Muslim leaders in Iran have grown increasingly alarmed at the growing number of Iranians who are finding Christ and attending house churches, and persecution of Christians has been on the rise since Mahmoud Ahmadinejad was elected president in 2005. In just the past eight months, there have been over 200 arbitrary arrests in 24 Iranian cities.
Incarcerated Christians are often deprived of sleep, verbally abused, interrogated for hours, denied family visits, and sometimes beaten unmercifully and threatened with execution if they don’t confess to charges against them or recant their faith. Some have reported loud speakers outside their cells that continually broadcast Islamic teaching. One incarcerated Iranian pastor, Yousef Nadarkhani, convicted of apostasy, has been sentenced to death. In 2008, Ahmadinejad’s government passed a law mandating the death penalty for any Muslim who converts.
Outside of prison, believers are often demoted or fired from their jobs or find their businesses being boycotted. Christians can find it very difficult to earn an income and provide for their families.

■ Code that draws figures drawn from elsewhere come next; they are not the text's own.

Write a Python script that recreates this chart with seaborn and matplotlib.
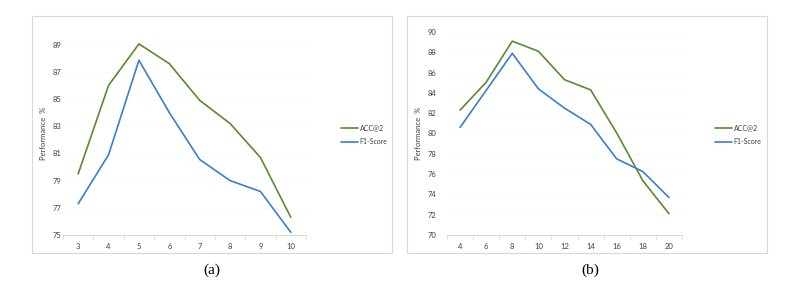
import matplotlib
matplotlib.use("Agg")
import matplotlib.pyplot as plt
from matplotlib.patches import Rectangle
import seaborn as sns
import pandas as pd

# panel (a)
x_a = ["3", "4", "5", "6", "7", "8", "9", "10"]
acc_a = [79.5, 86.0, 89.05, 87.6, 84.9, 83.2, 80.7, 76.3]
f1_a = [77.3, 80.9, 87.85, 84.0, 80.55, 79.0, 78.2, 75.2]

# panel (b)
x_b = ["4", "6", "8", "10", "12", "14", "16", "18", "20"]
acc_b = [82.3, 85.05, 89.1, 88.1, 85.3, 84.3, 80.05, 75.35, 72.1]
f1_b = [80.6, 84.25, 87.9, 84.4, 82.5, 80.9, 77.5, 76.25, 73.7]

series_names = ["ACC@2", "F1-Score"]
colors = {"ACC@2": "#5a8a34", "F1-Score": "#3b7fca"}

sns.set_theme(style="white")
plt.rcParams["font.family"] = ["Lato", "DejaVu Sans"]

fig = plt.figure(figsize=(7.87, 2.84), dpi=100)

# light grey frames around each chart
for x0 in (32 / 787, 407 / 787):
    fig.patches.append(Rectangle((x0, 31 / 284), 360 / 787, 237 / 284,
                                 transform=fig.transFigure, fill=False,
                                 edgecolor="#d9d9d9", linewidth=0.8))


def draw(ax, xs, acc, f1, ylim, yticks, pad, leg_x, caption, cap_x):
    df = pd.DataFrame({
        "x": xs * 2,
        "value": acc + f1,
        "series": [series_names[0]] * len(xs) + [series_names[1]] * len(xs),
    })
    sns.lineplot(data=df, x="x", y="value", hue="series", palette=colors,
                 linewidth=1.2, ax=ax, sort=False)
    n = len(xs)
    ax.set_xlim(-0.5, n - 0.5)
    ax.set_ylim(*ylim)
    ax.set_yticks(yticks)
    ax.set_yticklabels([str(t) for t in yticks])
    ax.set_xticks(range(n))
    ax.set_xticks([i + 0.5 for i in range(-1, n)], minor=True)
    ax.tick_params(axis="x", which="major", length=0, labelsize=5.5,
                   labelcolor="#404040", pad=6)
    ax.tick_params(axis="x", which="minor", length=3, color="#d9d9d9",
                   width=0.6, bottom=True)
    ax.tick_params(axis="y", length=0, labelsize=5.5, labelcolor="#404040",
                   pad=pad)
    for s in ("top", "right", "left"):
        ax.spines[s].set_visible(False)
    ax.spines["bottom"].set_color("#d9d9d9")
    ax.spines["bottom"].set_linewidth(0.8)
    ax.grid(axis="y", color="#f8f8f8", linewidth=0.5)
    ax.set_xlabel("")
    ax.set_ylabel("Performance  %", fontsize=5.5, color="#404040", labelpad=4)
    ax.legend(title=None, loc="center left", bbox_to_anchor=(leg_x, 0.525),
              bbox_transform=fig.transFigure, frameon=False, fontsize=5,
              handlelength=2.4, labelspacing=1.0, borderpad=0,
              borderaxespad=0, handletextpad=0.3, labelcolor="#404040")
    fig.text(cap_x, 14 / 284, caption, ha="center", va="center",
             fontsize=11, family="Liberation Serif", color="#000000")


ax_a = fig.add_axes([63 / 787, 49 / 284, 243 / 787, 204 / 284])
draw(ax_a, x_a, acc_a, f1_a, (75, 90), list(range(75, 90, 2)), 1,
     341 / 787, "(a)", 212 / 787)

ax_b = fig.add_axes([447 / 787, 49 / 284, 235 / 787, 203 / 284])
draw(ax_b, x_b, acc_b, f1_b, (70, 90), list(range(70, 91, 2)), 8,
     715 / 787, "(b)", 590 / 787)

fig.savefig("out.png", dpi=100)
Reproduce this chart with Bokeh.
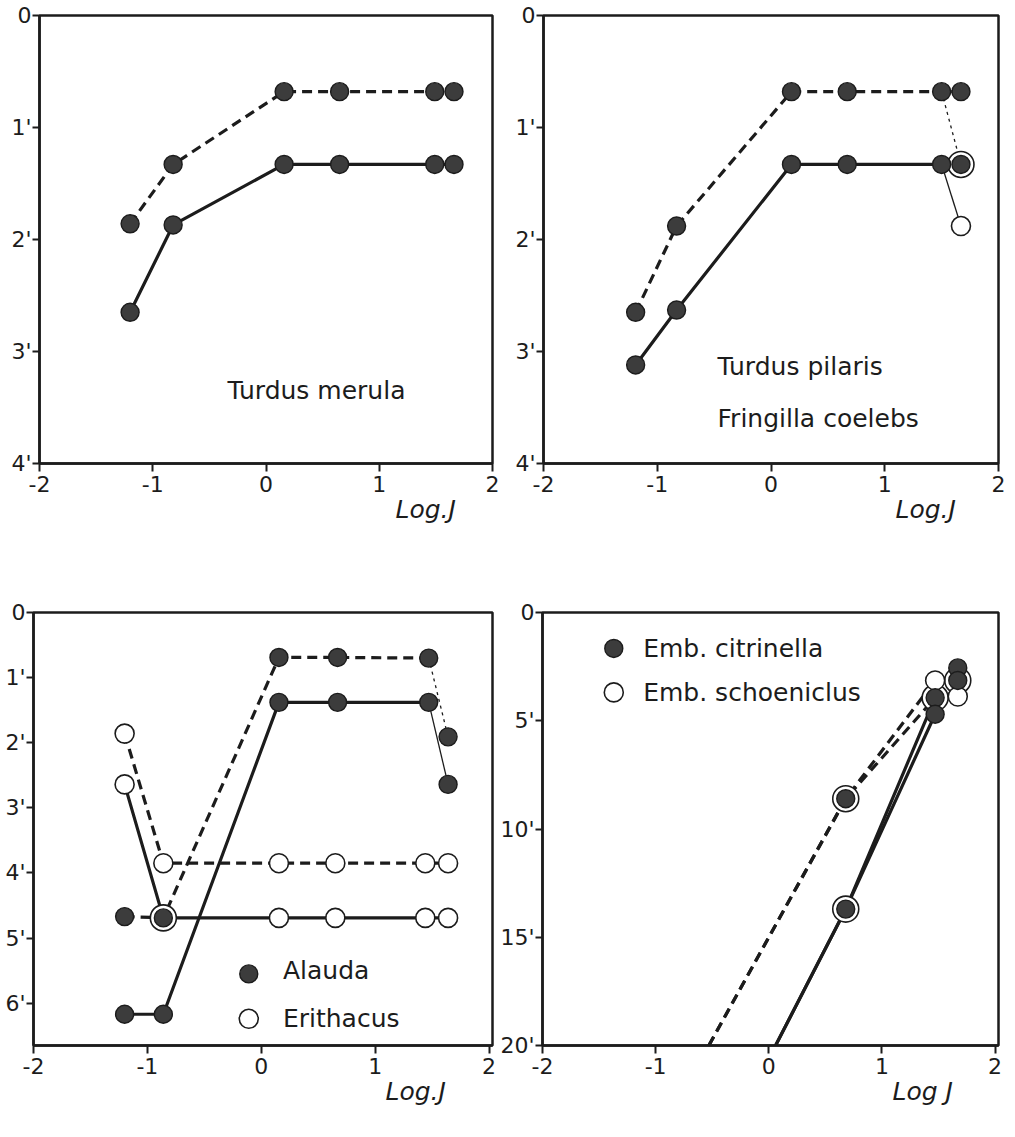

In spite of all this, Jesus’ church is thriving in Iran, and surveys show that as many as one million Iranians have become Christians in the past decade. Multitudes of Iranians are now watching Christian programming using satellite dishes that have been illegally smuggled into the country by corrupt members of the same government that banned them. House churches are multiplying in Iran’s holiest Islamic cities.
Please pray that Iran’s recent political upheaval will result in more freedom for the gospel. And please pray for the release of Rasool Abdolahi, and for the many other members of our incarcerated spiritual family in Iran who are waiting in solitary confinement.